Predatory open-access (OA) publishers— the ones that exploit the gold (authorpays) publishing model for their own profit—threaten the reputation of rigorously peer-reviewed OA journals. Many OA advocates singularly champion the open licensing of scholarly works but largely ignore the emerging serious quality issues. The result is an ever-increasing number of low-quality and even corrupt publishers, many of whom self-identify as noble for merely functioning as OA publishers—an identification that far too many OA advocates support.

The trend of increasing numbers of predatory OA publishers gives the regrettable impression that the quality aspects of scholarly publishing are diminishing. For example, one major OA publisher is stealthily doing away with journal editors, leaving accept–reject decisions to its staff members. Author misconduct is increasing, especially in non-Western countries. The continuing financial crisis has made governments worldwide demand more accountability on the part of the colleges and universities that they fund or subsidize. Accordingly, the schools are increasingly called on to demonstrate a return on investment, and quantifying faculty publications is a common method of making the return evident. In turn, that increases pressure on faculty to publish, so many hurriedly write or copy publications that the growing predatory publishing market is more than eager to accept and publish for a fee.

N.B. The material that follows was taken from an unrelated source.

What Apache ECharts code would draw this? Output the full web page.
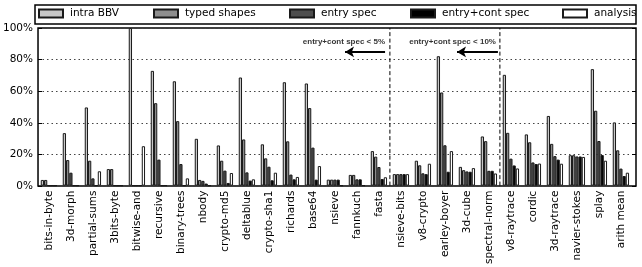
<!DOCTYPE html>
<html><head><meta charset="utf-8">
<script src="https://cdn.jsdelivr.net/npm/echarts@6/dist/echarts.min.js"></script>
<style>html,body{margin:0;padding:0;background:#fff}#c{width:642px;height:267px}</style>
</head><body><div id="c"></div>
<script>
const categories = ['bits-in-byte','3d-morph','partial-sums','3bits-byte','bitwise-and','recursive','binary-trees','nbody','crypto-md5','deltablue','crypto-sha1','richards','base64','nsieve','fannkuch','fasta','nsieve-bits','v8-crypto','earley-boyer','3d-cube','spectral-norm','v8-raytrace','cordic','3d-raytrace','navier-stokes','splay','arith mean'];
const seriesNames = ['intra BBV','typed shapes','entry spec','entry+cont spec','analysis'];
const intraBBV      = [3.6,33.3,49.6,10.5,100,72.8,66.2,29.7,25.5,68.6,26.2,65.6,64.8,3.8,6.8,21.9,7.3,15.8,82.1,11.9,31.2,70.3,32.5,44.2,19.3,73.9,40.1];
const typedShapes   = [3.6,16.2,15.8,10.5,0,52.3,40.9,3.6,15.8,29.3,17.3,28.1,49.2,3.8,6.8,18.4,7.3,12.9,59.1,9.8,28.2,33.5,27.5,26.5,19.3,47.5,22.4];
const entrySpec     = [0,8.2,4.6,0,0,16.5,13.7,3.0,9.5,8.4,12.0,7.0,24.1,3.8,4.0,11.8,7.3,7.8,25.6,9.0,9.4,17.1,14.7,18.7,18.5,28.3,10.8];
const entryContSpec = [0,0,0,0,0,0,0,1.3,1.7,3.2,3.4,4.0,3.8,3.8,4.0,4.2,7.3,7.3,8.8,8.8,9.4,12.8,13.7,16.5,18.5,19.4,6.1];
const analysis      = [0,0,9.1,0,25,0,4.6,0,8.0,4.0,8.2,5.5,12.4,0,0,5.3,7.3,13.9,21.9,11.1,7.7,10.9,14.0,13.9,18.2,15.8,8.2];
const yTicks = [0,20,40,60,80,100];
// annotation positions in category units / percent
const boundaries = [15.5, 20.5];
const annotTexts = ['entry+cont spec < 5%', 'entry+cont spec < 10%'];
const annotTextX = [15.28, 20.32];
const arrowFrom = [15.28, 20.41];
const arrowTo = [13.46, 18.55];
const annotTextY = 91.3;
const arrowY = 84.8;

const values = [intraBBV, typedShapes, entrySpec, entryContSpec, analysis];
const fills = ['#c8c8c8','#8e8e8e','#4e4e4e','#000000','#ffffff'];
const legendLeft = [38,153,289,410,562];
const FONT = 'DejaVu Sans';

const chart = echarts.init(document.getElementById('c'), null, {renderer:'canvas'});
const series = values.map((v,i)=>({
  name: seriesNames[i], type:'bar', xAxisIndex:1, yAxisIndex:1,
  data: v, barGap:'0%', barCategoryGap:'26%',
  itemStyle:{color:fills[i], borderColor:'#1a1a1a', borderWidth:1},
  emphasis:{disabled:true}, z:3
}));
boundaries.forEach(b=>{
  series.push({type:'line', xAxisIndex:2, yAxisIndex:1, data:[[b,0],[b,100]], symbol:'none',
    lineStyle:{color:'#000', width:1, type:[4,2.5]}, silent:true, z:4});
});
series.push({type:'scatter', xAxisIndex:2, yAxisIndex:1, symbolSize:0, silent:true, z:5,
  data: annotTexts.map((t,i)=>({value:[annotTextX[i], annotTextY], name:t})),
  label:{show:true, position:'left', distance:0, formatter:p=>p.name,
    fontFamily:'Liberation Sans', fontWeight:'bold', fontSize:8, color:'#000'}
});
series.push({type:'line', xAxisIndex:2, yAxisIndex:1, data:[], silent:true, z:5,
  markLine:{silent:true, symbol:['none','arrow'], symbolSize:[8,9], label:{show:false},
    lineStyle:{color:'#000', width:2, type:'solid'},
    data: arrowFrom.map((f,i)=>[{coord:[f,arrowY]},{coord:[arrowTo[i],arrowY]}])}
});

chart.setOption({
  animation:false,
  graphic:[{type:'rect', shape:{x:35,y:5,width:601,height:19}, style:{fill:'#fff', stroke:'#000', lineWidth:1.5}, z:-1}],
  legend: seriesNames.map((n,i)=>({data:[n], left:legendLeft[i], top:8, padding:0, itemWidth:24, itemHeight:8,
    icon:'rect', textStyle:{fontFamily:FONT, fontSize:10.5, color:'#000', padding:[0,0,0,2]}, selectedMode:false})),
  grid:[
    {left:35, width:601, top:28, height:158, show:true, borderColor:'#000', borderWidth:1.5, backgroundColor:'transparent'},
    {left:37.9, width:594, top:28, height:158}
  ],
  xAxis:[
    {gridIndex:0, type:'value', min:0, max:1, show:false},
    {gridIndex:1, type:'category', data:categories,
      axisLine:{show:false}, axisTick:{show:false},
      axisLabel:{interval:0, rotate:90, margin:5, fontFamily:FONT, fontSize:10.5, color:'#000'}},
    {gridIndex:1, type:'value', min:-0.5, max:26.5, show:false}
  ],
  yAxis:[
    {gridIndex:0, type:'value', min:0, max:100, interval:20,
      axisLine:{show:false}, axisTick:{show:true, inside:true, length:4, lineStyle:{color:'#000'}},
      axisLabel:{formatter:'{value}%', margin:5, fontFamily:FONT, fontSize:10.5, color:'#000'},
      splitLine:{show:true, lineStyle:{color:'#444', width:1, type:[1.5,3]}}},
    {gridIndex:1, type:'value', min:0, max:100, show:false},
    {gridIndex:0, type:'value', min:0, max:100, interval:20, position:'right',
      axisLine:{show:false}, axisTick:{show:true, inside:true, length:4, lineStyle:{color:'#000'}},
      axisLabel:{show:false}, splitLine:{show:false}}
  ],
  series
});
</script></body></html>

In contrast, if you are an honest and conscientious editor of a science journal, all the plagiarism and all the OA corruption might have a silver lining. It is probable that over time the editors and publishers who care about publishing ethics and about following industry standards will be increasingly valued for the good work that they do. The corruption of the predatory publishers will compel academe to assign greater value to the honest publishers, their editors, and their publications.

The Editor-in-Chief: A Diminishing Presence?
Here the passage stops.